L’enjeu central auquel est confronté le libéralisme est de savoir si les droits à la liberté et à la propriété fournissent effectivement une solution à la question qu’il pose. Ou, de façon moins idéaliste, de savoir si ces droits permettent mieux que tout autre ensemble de principes de résoudre ce problème posé par le libéralisme. Ces droits offrent une voie dans la création d’un cadre politique pour la vie sociale dans lequel chacun peut avoir la possibilité de choisir pour soi la façon de mener sa vie. Ils ne cherchent donc pas à protéger l’épanouissement humain de tout un chacun, mais seulement sa quête par les individus dans la société. Plus précisément, ces droits protègent seulement la possibilité de faire ses propres choix en exigeant de l’ordre politique qu’il interdise ou punisse par la loi l’exploitation, par des personnes ou des communautés, de la vie et les ressources d’autres individus. Il faut comprendre que ces droits ne garantissent même pas que les individus fassent un choix, et encore moins qu’ils en fassent un rationnel, mais ils assurent néanmoins un lien, et non un calque, entre la politique et l’éthique. Ils offrent ainsi effectivement un espoir de résoudre la question soulevée par le libéralisme.

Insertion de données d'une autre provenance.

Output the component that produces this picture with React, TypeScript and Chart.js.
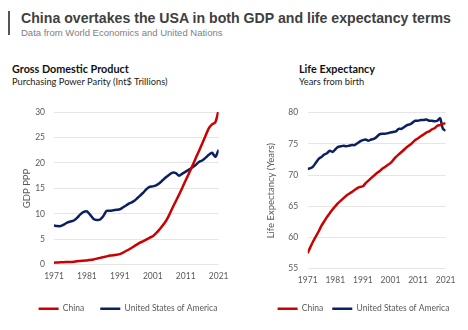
import React, { useEffect, useRef } from "react";
import { Chart, registerables } from "chart.js";

Chart.register(...registerables);

const years = [
  1971, 1972, 1973, 1974, 1975, 1976, 1977, 1978, 1979, 1980,
  1981, 1982, 1983, 1984, 1985, 1986, 1987, 1988, 1989, 1990,
  1991, 1992, 1993, 1994, 1995, 1996, 1997, 1998, 1999, 2000,
  2001, 2002, 2003, 2004, 2005, 2006, 2007, 2008, 2009, 2010,
  2011, 2012, 2013, 2014, 2015, 2016, 2017, 2018, 2019, 2020,
  2021,
];

const chinaGdp = [
  0.4, 0.45, 0.5, 0.5, 0.55, 0.55, 0.6, 0.7, 0.75, 0.8,
  0.85, 0.95, 1.05, 1.2, 1.35, 1.5, 1.65, 1.8, 1.85, 1.95,
  2.1, 2.4, 2.75, 3.1, 3.5, 3.9, 4.3, 4.6, 4.95, 5.3,
  5.6, 6.2, 6.9, 7.7, 8.6, 9.8, 11.2, 12.5, 13.8, 15.2,
  16.6, 18.0, 19.4, 20.9, 22.3, 23.8, 25.3, 26.8, 27.6, 28.0,
  30.4,
];

const usaGdp = [
  7.7, 7.6, 7.6, 7.9, 8.3, 8.5, 8.7, 9.2, 9.9, 10.4,
  10.5, 9.8, 9.0, 8.8, 8.9, 9.6, 10.6, 10.6, 10.7, 10.8,
  10.9, 11.3, 11.7, 12.1, 12.4, 12.9, 13.5, 14.1, 14.8, 15.3,
  15.4, 15.6, 16.0, 16.6, 17.2, 17.7, 18.1, 18.0, 17.5, 17.9,
  18.3, 18.7, 19.1, 19.6, 20.2, 20.5, 21.0, 21.6, 22.0, 21.2,
  22.6,
];

const chinaLife = [
  57.5, 58.5, 59.4, 60.2, 61.0, 61.9, 62.6, 63.3, 63.9, 64.5,
  65.0, 65.5, 65.9, 66.3, 66.7, 67.0, 67.3, 67.6, 67.9, 68.1,
  68.2, 68.7, 69.1, 69.5, 69.9, 70.3, 70.6, 71.0, 71.3, 71.6,
  71.9, 72.4, 72.9, 73.3, 73.7, 74.1, 74.5, 74.8, 75.2, 75.6,
  75.9, 76.2, 76.5, 76.8, 77.0, 77.3, 77.5, 77.9, 78.0, 78.2,
  78.3,
];

const usaLife = [
  71.0, 71.1, 71.4, 72.0, 72.6, 72.9, 73.3, 73.5, 73.9, 73.7,
  74.1, 74.5, 74.6, 74.7, 74.6, 74.7, 74.8, 74.8, 75.1, 75.4,
  75.6, 75.7, 75.5, 75.7, 75.8, 76.1, 76.5, 76.6, 76.6, 76.7,
  76.8, 76.9, 77.0, 77.4, 77.4, 77.7, 78.0, 78.1, 78.4, 78.7,
  78.7, 78.8, 78.8, 78.9, 78.7, 78.7, 78.6, 78.7, 79.1, 77.4,
  77.1,
];

const seriesNames = ["China", "United States of America"];
const xTicks = [1971, 1981, 1991, 2001, 2011, 2021];

const RED = "#cc0000";
const BLUE = "#0c1f60";
const TICK = "#595959";
const FONT = "Lato, 'Open Sans', sans-serif";

function pts(vals: number[]) {
  return years.map((y, i) => ({ x: y, y: vals[i] }));
}

type Opts = {
  yMin: number;
  yMax: number;
  yTitle: string;
  yWidth: number;
  yPad: number;
  xHeight: number;
  legendPad: number;
};

function makeConfig(china: number[], usa: number[], o: Opts): any {
  return {
    type: "line",
    data: {
      datasets: [
        {
          label: seriesNames[0],
          data: pts(china),
          borderColor: RED,
          backgroundColor: RED,
          borderWidth: 2.5,
          pointRadius: 0,
          tension: 0.25,
        },
        {
          label: seriesNames[1],
          data: pts(usa),
          borderColor: BLUE,
          backgroundColor: BLUE,
          borderWidth: 2.5,
          pointRadius: 0,
          tension: 0.25,
        },
      ],
    },
    options: {
      animation: false,
      responsive: false,
      maintainAspectRatio: false,
      layout: { padding: { left: 0, right: 0, top: 9, bottom: 0 } },
      plugins: {
        legend: {
          position: "bottom",
          labels: {
            usePointStyle: true,
            pointStyle: "line",
            pointStyleWidth: 20,
            color: TICK,
            font: { family: FONT, size: 8.5 },
            padding: o.legendPad,
          },
        },
        tooltip: { enabled: false },
      },
      scales: {
        x: {
          type: "linear",
          min: 1971,
          max: 2021,
          afterBuildTicks: (scale: any) => {
            scale.ticks = xTicks.map((v) => ({ value: v }));
          },
          afterFit: (scale: any) => {
            scale.height = o.xHeight;
          },
          ticks: {
            callback: (v: any) => String(v),
            color: TICK,
            font: { family: FONT, size: 8.5 },
            maxRotation: 0,
            padding: 6.5,
          },
          grid: { display: false, drawTicks: false },
          border: { display: false },
        },
        y: {
          min: o.yMin,
          max: o.yMax,
          afterFit: (scale: any) => {
            scale.width = o.yWidth;
          },
          ticks: {
            stepSize: 5,
            color: TICK,
            font: { family: FONT, size: 8.5 },
            padding: o.yPad,
          },
          grid: { color: "#e6e6e6", lineWidth: 1, drawTicks: false },
          border: { display: false },
          title: {
            display: true,
            text: o.yTitle,
            color: TICK,
            font: { family: FONT, size: 9.5 },
            padding: { top: 0, bottom: 0 },
          },
        },
      },
    },
  };
}

function ChartCanvas({ config, box }: { config: any; box: { left: number; top: number; width: number; height: number } }) {
  const ref = useRef<HTMLCanvasElement | null>(null);
  useEffect(() => {
    if (!ref.current) return;
    const chart = new Chart(ref.current, config);
    return () => chart.destroy();
  }, []);
  return (
    <canvas
      ref={ref}
      width={box.width}
      height={box.height}
      style={{ position: "absolute", left: box.left, top: box.top, width: box.width, height: box.height }}
    />
  );
}

const headStyle: React.CSSProperties = {
  position: "absolute",
  fontFamily: FONT,
  fontWeight: "bold",
  fontSize: 10.8,
  color: "#111111",
  whiteSpace: "nowrap",
  lineHeight: "16px",
};

const subStyle: React.CSSProperties = {
  position: "absolute",
  fontFamily: FONT,
  fontSize: 9.3,
  color: "#222222",
  whiteSpace: "nowrap",
  lineHeight: "14px",
};

export default function App() {
  const gdpConfig = makeConfig(chinaGdp, usaGdp, {
    yMin: 0,
    yMax: 30,
    yTitle: "GDP PPP",
    yWidth: 33,
    yPad: 9,
    xHeight: 23.75,
    legendPad: 16,
  });
  const lifeConfig = makeConfig(chinaLife, usaLife, {
    yMin: 55,
    yMax: 80,
    yTitle: "Life Expectancy (Years)",
    yWidth: 42.7,
    yPad: 9.5,
    xHeight: 26.75,
    legendPad: 9,
  });
  return (
    <div
      style={{
        position: "absolute",
        left: 0,
        top: 0,
        width: 468,
        height: 330,
        background: "#ffffff",
        overflow: "hidden",
      }}
    >
      <div style={{ position: "absolute", left: 8, top: 11, width: 2, height: 24, background: "#555555" }} />
      <div
        style={{
          position: "absolute",
          left: 21,
          top: 9,
          fontFamily: "'Liberation Sans', Arial, sans-serif",
          fontWeight: "bold",
          fontSize: 14.15,
          color: "#404040",
          whiteSpace: "nowrap",
          lineHeight: "18px",
        }}
      >
        China overtakes the USA in both GDP and life expectancy terms
      </div>
      <div
        style={{
          position: "absolute",
          left: 21,
          top: 26,
          fontFamily: "'Liberation Sans', Arial, sans-serif",
          fontSize: 9.5,
          color: "#808080",
          whiteSpace: "nowrap",
          lineHeight: "13px",
        }}
      >
        Data from World Economics and United Nations
      </div>

      <div style={{ ...headStyle, left: 12, top: 61 }}>Gross Domestic Product</div>
      <div style={{ ...subStyle, left: 12, top: 75 }}>Purchasing Power Parity (Int$ Trillions)</div>

      <div style={{ ...headStyle, left: 299, top: 61 }}>Life Expectancy</div>
      <div style={{ ...subStyle, left: 299, top: 75 }}>Years from birth</div>

      <ChartCanvas config={gdpConfig} box={{ left: 21, top: 98, width: 214, height: 225 }} />
      <ChartCanvas config={lifeConfig} box={{ left: 265, top: 98, width: 197, height: 225 }} />
    </div>
  );
}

Il y a quelques autres articles intéressants dans cet ouvrage. Ceux de Bell, de Taylor et de Glendon montrent une certaine perspicacité, mais aucun d’entre eux n’en arrivent aux enjeux fondamentaux qui divisent les libéraux des communautariens. Le problème central que posent les articles de cet ouvrage est qu’ils présument que les économistes représentent à eux seuls presque entièrement la théorie libérale. La littérature philosophique sur la liberté et le libéralisme de ces vingt dernières années est à peine évoquée, or les complexités et les ambiguïtés du libéralisme nécessitent effectivement d’être explorées, surtout si le communautarisme en philosophie se donne comme défi d’être apprécié. Mais cet ouvrage n’y parvient pas.